In general, the sizes of spectra of unknown samples differ from those of library spectra; therefore, this processing is necessary to facilitate comparison based on appropriate spectral forms.
After the size of the spectrum has been normalized for all the data points in the set wavenumber range, the differences in intensity between the spectrum of the unknown sample and the library spectra are obtained as absolute values, and these values are totaled. If the spectrum of the unknown sample and a library spectrum are a perfect match, this value will naturally be zero. In practice, the value varies according to the degree of similarity between the two spectra. Multiplying this value by a certain factor and subtracting it from 1,000 gives an index (the "hit quality") that will equal 1,000 in the case of a perfect match. This operation is performed on all the library spectra used, and the results are displayed as a list with the spectra arranged in decreasing order of hit quality.
The operation of other types of algorithms is basically the same. The only difference may be, for example, that instead of the absolute values of the differences between the spectrum of the unknown sample and the library spectra, the squares of the differences are used.

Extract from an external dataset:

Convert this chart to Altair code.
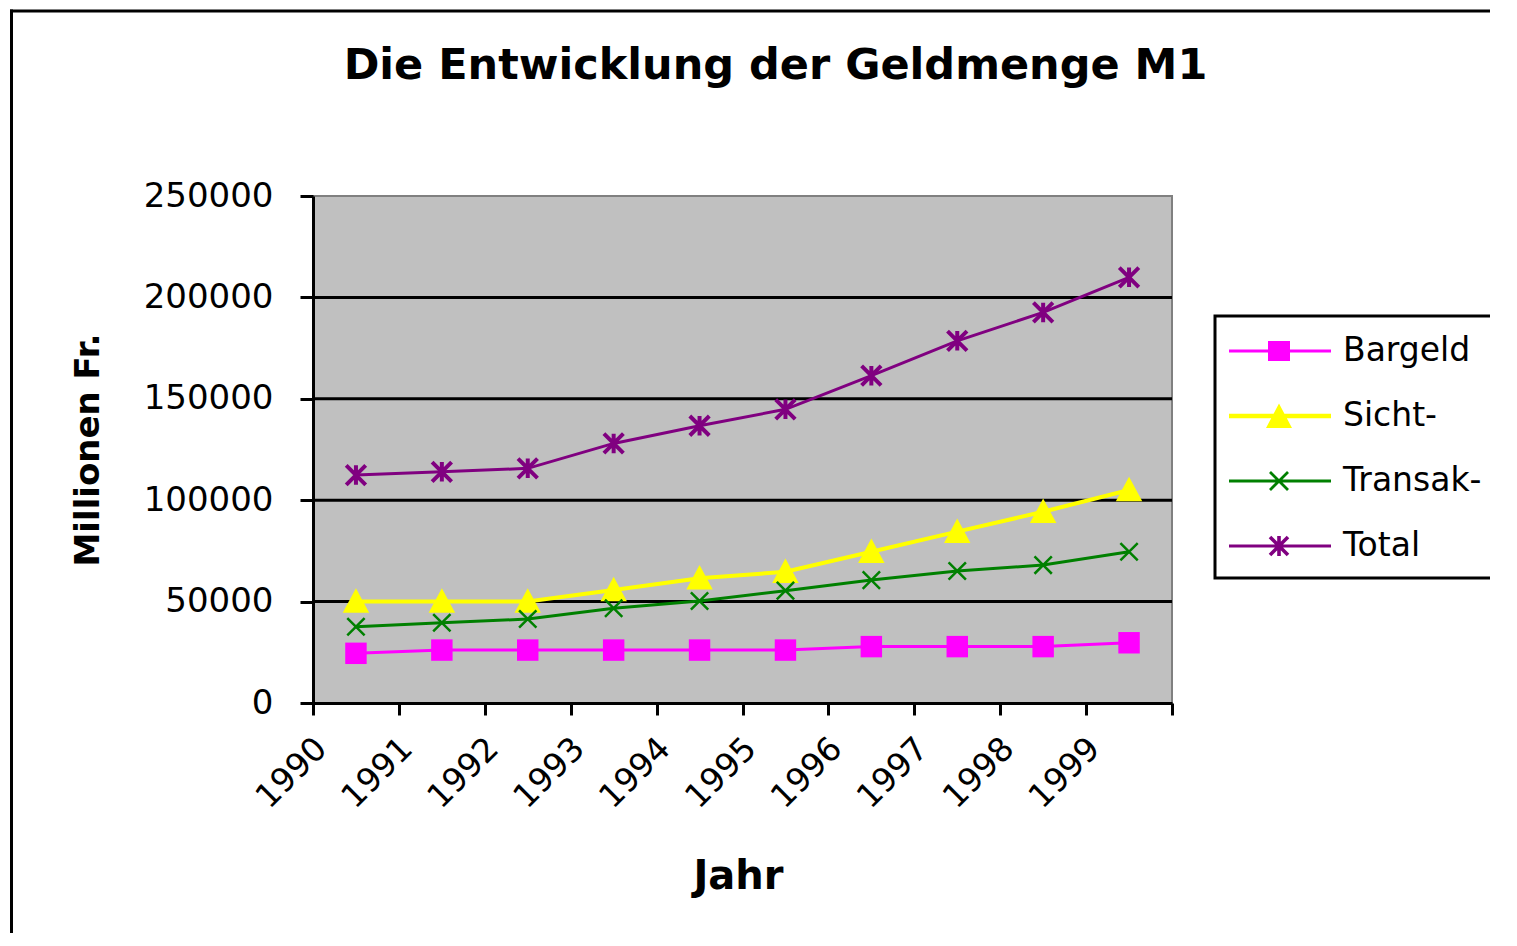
import math
import altair as alt
import pandas as pd

# ---------------- data ----------------
years = [1990, 1991, 1992, 1993, 1994, 1995, 1996, 1997, 1998, 1999]
series = ["Bargeld", "Sicht-", "Transak-", "Total"]
bargeld = [24500, 26100, 26100, 26100, 26100, 26100, 27800, 27800, 27800, 29700]
sicht = [50000, 50000, 50000, 55700, 61500, 64700, 74600, 84500, 94300, 105000]
transak = [37600, 39600, 41400, 46700, 50300, 55400, 60600, 65100, 68000, 74600]
total = [112400, 114000, 115700, 128000, 136700, 144800, 161400, 178600, 192600, 209900]
colors = ["#FF00FF", "#FFFF00", "#008000", "#800080"]
y_ticks = [0, 50000, 100000, 150000, 200000, 250000]
grid_vals = [50000, 100000, 150000, 200000]

rows = []
for s, vals in zip(series, [bargeld, sicht, transak, total]):
    for yr, v in zip(years, vals):
        rows.append({"Jahr": yr, "Wert": v, "Serie": s})
df = pd.DataFrame(rows)

x_ticks = [y - 0.5 for y in years] + [years[-1] + 0.5]

# ---------------- symbol helpers ----------------
def poly(pts):
    n = len(pts)
    area = sum(pts[i][0] * pts[(i + 1) % n][1] - pts[(i + 1) % n][0] * pts[i][1] for i in range(n))
    if area < 0:
        pts = pts[::-1]
    return "M" + "L".join(f"{x:.3f},{y:.3f}" for x, y in pts) + "Z"

def rect(x0, y0, x1, y1):
    return poly([(x0, y0), (x1, y0), (x1, y1), (x0, y1)])

def seg(x1, y1, x2, y2, t):
    dx, dy = x2 - x1, y2 - y1
    L = math.hypot(dx, dy)
    nx, ny = -dy / L * t, dx / L * t
    return poly([(x1 + nx, y1 + ny), (x2 + nx, y2 + ny), (x2 - nx, y2 - ny), (x1 - nx, y1 - ny)])

L0, L1, cx = -1.05, 4.05, 1.45
leg_paths = [
    rect(L0, -0.08, L1, 0.08) + rect(cx - 0.55, -0.5, cx + 0.55, 0.5),
    rect(L0, -0.11, L1, 0.11) + poly([(cx, -0.62), (cx + 0.65, 0.6), (cx - 0.65, 0.6)]),
    rect(L0, -0.08, L1, 0.08) + seg(cx - 0.45, -0.45, cx + 0.45, 0.45, 0.07)
    + seg(cx + 0.45, -0.45, cx - 0.45, 0.45, 0.07),
    rect(L0, -0.08, L1, 0.08) + seg(cx - 0.45, -0.45, cx + 0.45, 0.45, 0.09)
    + seg(cx + 0.45, -0.45, cx - 0.45, 0.45, 0.09) + seg(cx, -0.5, cx, 0.5, 0.09)
    + rect(cx - 0.22, -0.22, cx + 0.22, 0.22),
]

tri_path = "M0,-1L1,0.85L-1,0.85Z"
x_path = "M-1,-1L1,1M1,-1L-1,1"
ast_path = "M-1,-1L1,1M1,-1L-1,1M0,-1L0,1"

FONT = "DejaVu Sans"

cscale = alt.Scale(domain=series, range=colors)
yscale = alt.Scale(domain=[0, 250000], nice=False, zero=True)
xscale = alt.Scale(domain=[years[0] - 0.5, years[-1] + 0.5], nice=False, zero=False)

X = alt.X(
    "Jahr:Q",
    scale=xscale,
    axis=alt.Axis(
        values=x_ticks,
        labelExpr=f"datum.value < {years[-1]} ? format(datum.value + 0.5, 'd') : ''",
        labelAngle=-45,
        labelAlign="right",
        labelBaseline="middle",
        labelOffset=8,
        labelPadding=28,
        labelFlush=False,
        labelOverlap=False,
        labelBound=False,
        tickSize=12,
        grid=False,
        title="Jahr",
        titleFontSize=40,
        titleX=425,
        titleY=185,
        titleBaseline="alphabetic",
        titleAlign="center",
    ),
)
Y = alt.Y(
    "Wert:Q",
    scale=yscale,
    axis=alt.Axis(
        values=y_ticks,
        format="d",
        tickSize=13,
        labelPadding=27,
        labelFontSize=34,
        grid=False,
        title="Millionen Fr.",
        titleFontSize=34,
        titleX=-225,
        titleY=253.5,
        titleAngle=270,
        titleAlign="center",
        titleBaseline="middle",
    ),
)

base = alt.Chart(df).encode(x=X, y=Y)

one = pd.DataFrame({"k": [0]})
frame_top = alt.Chart(one).mark_rule(color="black", strokeWidth=3).encode(
    x=alt.value(-303), x2=alt.value(3000), y=alt.value(-185)
)
frame_left = alt.Chart(one).mark_rule(color="black", strokeWidth=3).encode(
    x=alt.value(-301.5), y=alt.value(-186.5), y2=alt.value(3000)
)

grid = alt.Chart(pd.DataFrame({"Wert": grid_vals})).mark_rule(
    color="black", strokeWidth=3
).encode(y=Y)

line_layers = [
    base.transform_filter(alt.datum.Serie == s).mark_line(
        strokeWidth=(4 if s == "Sicht-" else 3), color=c
    )
    for s, c in zip(series, colors)
]

pts_b = base.transform_filter(alt.datum.Serie == series[0]).mark_point(
    shape="square", filled=True, size=460, color=colors[0], opacity=1, strokeWidth=0
)
pts_s = base.transform_filter(alt.datum.Serie == series[1]).mark_point(
    shape=tri_path, filled=True, size=700, color=colors[1], opacity=1, strokeWidth=0
)
pts_t = base.transform_filter(alt.datum.Serie == series[2]).mark_point(
    shape=x_path, filled=False, size=300, color=colors[2], opacity=1, strokeWidth=2.5
)
pts_tot = base.transform_filter(alt.datum.Serie == series[3]).mark_point(
    shape=ast_path, filled=False, size=380, color=colors[3], opacity=1, strokeWidth=4
)

leg = alt.Legend(
    title=None,
    orient="none",
    legendX=902,
    legendY=120,
    symbolSize=1600,
    symbolStrokeWidth=0,
    symbolOpacity=1,
    labelOffset=73,
    rowPadding=28,
    labelFont=FONT,
    labelFontSize=33,
    labelColor="black",
    padding=15,
    strokeColor="black",
    fillColor="white",
)

legend_layer = base.mark_point(filled=True, opacity=0).encode(
    color=alt.Color("Serie:N", scale=cscale, legend=leg),
    shape=alt.Shape("Serie:N", scale=alt.Scale(domain=series, range=leg_paths), legend=leg),
)

chart = (
    alt.layer(frame_top, frame_left, grid, *line_layers, pts_b, pts_s, pts_t, pts_tot, legend_layer)
    .properties(
        width=859,
        height=507,
        title=alt.TitleParams(
            "Die Entwicklung der Geldmenge M1",
            font=FONT,
            fontSize=43,
            fontWeight="bold",
            color="black",
            anchor="middle",
            frame="group",
            dx=33,
            offset=-80,
        ),
        autosize=alt.AutoSizeParams(type="none"),
        padding={"left": 305, "top": 188, "right": 318, "bottom": 230},
        background="white",
    )
    .configure_view(fill="#C0C0C0", stroke="#808080", strokeWidth=2)
    .configure_axis(
        domainColor="black",
        domainWidth=3,
        tickColor="black",
        tickWidth=3,
        labelFont=FONT,
        labelFontSize=33,
        labelColor="black",
        titleFont=FONT,
        titleFontWeight="bold",
        titleColor="black",
    )
    .configure_legend(strokeWidth=3)
)

chart.save("out.html", embed_options={"renderer": "svg", "actions": False})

Here, I have given a simple explanation of the algorithms used in some of the data processing operations performed by IRsolution. In the use of data processing functions, I do not think that it is usually necessary to be aware of the precise details of operation. Understanding the algorithms, however, can help the user appreciate the effects of the corresponding processes. Sometimes, when using a data processing operation, try to be aware of the utility of the operation.